--- Written instruction ---
Write out the full listing exactly as given, minus the images.

--- Data extract ---
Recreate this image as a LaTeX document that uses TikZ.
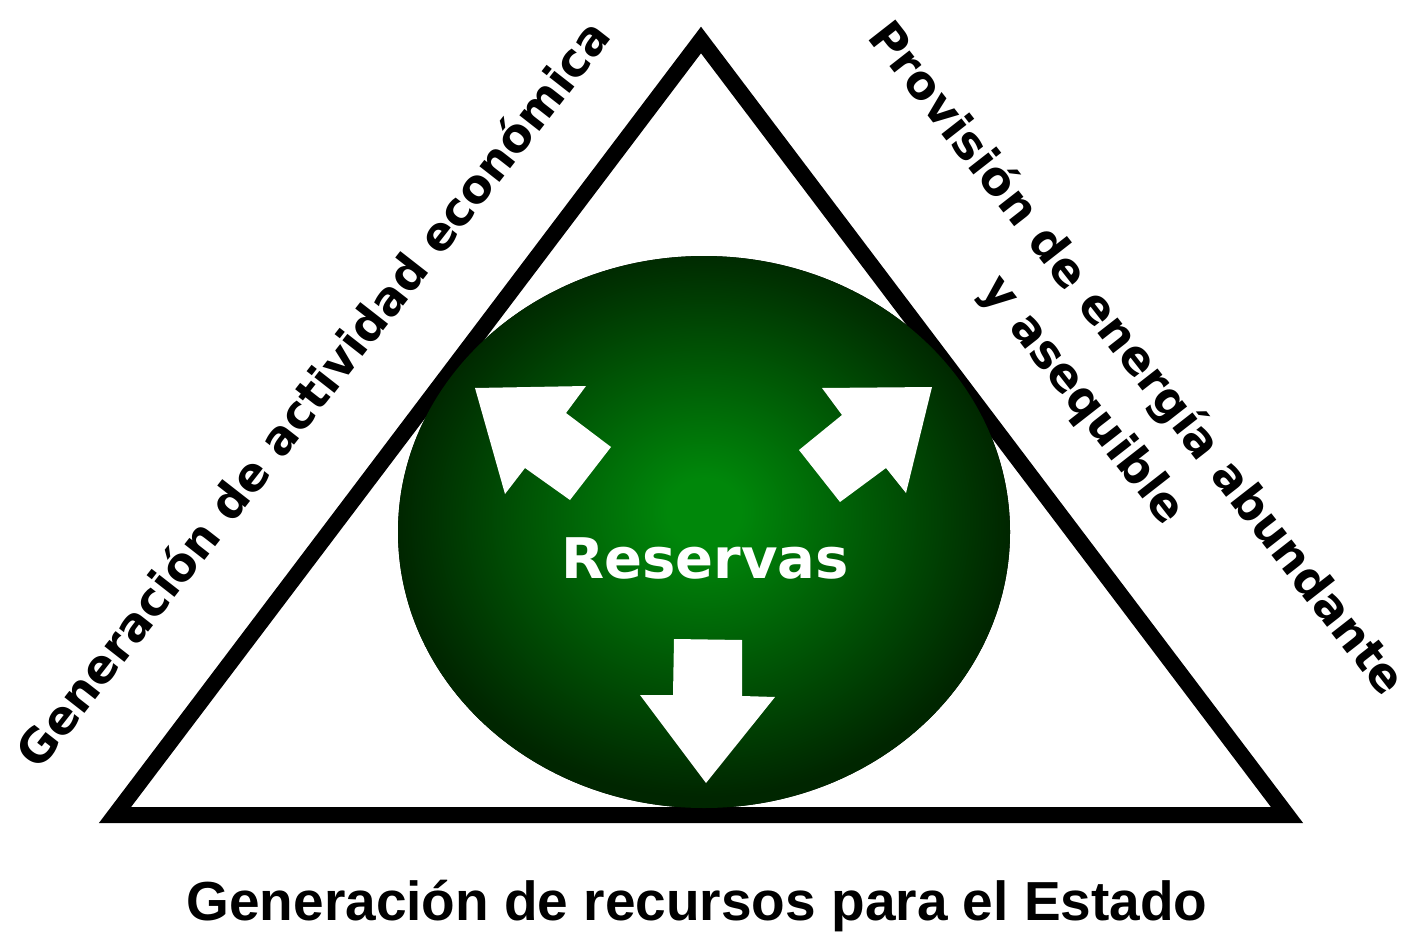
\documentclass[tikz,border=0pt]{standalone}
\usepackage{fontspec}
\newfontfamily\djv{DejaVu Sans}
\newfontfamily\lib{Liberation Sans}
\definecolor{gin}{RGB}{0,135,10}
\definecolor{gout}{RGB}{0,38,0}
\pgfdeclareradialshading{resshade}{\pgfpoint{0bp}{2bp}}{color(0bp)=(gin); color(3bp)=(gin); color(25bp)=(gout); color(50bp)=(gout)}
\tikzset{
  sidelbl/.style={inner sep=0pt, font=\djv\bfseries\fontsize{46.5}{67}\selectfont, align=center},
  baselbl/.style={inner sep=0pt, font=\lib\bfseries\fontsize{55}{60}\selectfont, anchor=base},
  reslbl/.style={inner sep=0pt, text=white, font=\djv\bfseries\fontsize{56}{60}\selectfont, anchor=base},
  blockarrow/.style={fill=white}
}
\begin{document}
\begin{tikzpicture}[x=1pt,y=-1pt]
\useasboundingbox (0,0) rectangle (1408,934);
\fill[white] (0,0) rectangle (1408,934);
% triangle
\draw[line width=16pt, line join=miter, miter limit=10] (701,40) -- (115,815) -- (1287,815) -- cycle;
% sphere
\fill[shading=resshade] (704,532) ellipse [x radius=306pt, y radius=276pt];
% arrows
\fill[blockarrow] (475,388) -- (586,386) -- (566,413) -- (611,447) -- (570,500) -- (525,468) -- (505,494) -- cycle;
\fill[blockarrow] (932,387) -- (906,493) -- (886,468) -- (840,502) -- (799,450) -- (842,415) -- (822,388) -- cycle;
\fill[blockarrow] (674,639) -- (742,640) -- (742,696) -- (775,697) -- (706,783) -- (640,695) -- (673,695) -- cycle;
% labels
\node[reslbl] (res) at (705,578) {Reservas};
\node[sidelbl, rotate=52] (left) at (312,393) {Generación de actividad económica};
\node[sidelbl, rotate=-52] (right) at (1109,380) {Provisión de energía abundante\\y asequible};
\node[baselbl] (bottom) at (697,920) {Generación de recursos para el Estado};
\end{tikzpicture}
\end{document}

--- Exercise response ---
Recreate this image as a LaTeX document that uses TikZ.
\documentclass[tikz,border=0pt]{standalone}
\usepackage{fontspec}
\newfontfamily\djv{DejaVu Sans}
\newfontfamily\lib{Liberation Sans}
\definecolor{gin}{RGB}{0,135,10}
\definecolor{gout}{RGB}{0,38,0}
\pgfdeclareradialshading{resshade}{\pgfpoint{0bp}{2bp}}{color(0bp)=(gin); color(3bp)=(gin); color(25bp)=(gout); color(50bp)=(gout)}
\tikzset{
  sidelbl/.style={inner sep=0pt, font=\djv\bfseries\fontsize{46.5}{67}\selectfont, align=center},
  baselbl/.style={inner sep=0pt, font=\lib\bfseries\fontsize{55}{60}\selectfont, anchor=base},
  reslbl/.style={inner sep=0pt, text=white, font=\djv\bfseries\fontsize{56}{60}\selectfont, anchor=base},
  blockarrow/.style={fill=white}
}
\begin{document}
\begin{tikzpicture}[x=1pt,y=-1pt]
\useasboundingbox (0,0) rectangle (1408,934);
\fill[white] (0,0) rectangle (1408,934);
% triangle
\draw[line width=16pt, line join=miter, miter limit=10] (701,40) -- (115,815) -- (1287,815) -- cycle;
% sphere
\fill[shading=resshade] (704,532) ellipse [x radius=306pt, y radius=276pt];
% arrows
\fill[blockarrow] (475,388) -- (586,386) -- (566,413) -- (611,447) -- (570,500) -- (525,468) -- (505,494) -- cycle;
\fill[blockarrow] (932,387) -- (906,493) -- (886,468) -- (840,502) -- (799,450) -- (842,415) -- (822,388) -- cycle;
\fill[blockarrow] (674,639) -- (742,640) -- (742,696) -- (775,697) -- (706,783) -- (640,695) -- (673,695) -- cycle;
% labels
\node[reslbl] (res) at (705,578) {Reservas};
\node[sidelbl, rotate=52] (left) at (312,393) {Generación de actividad económica};
\node[sidelbl, rotate=-52] (right) at (1109,380) {Provisión de energía abundante\\y asequible};
\node[baselbl] (bottom) at (697,920) {Generación de recursos para el Estado};
\end{tikzpicture}
\end{document}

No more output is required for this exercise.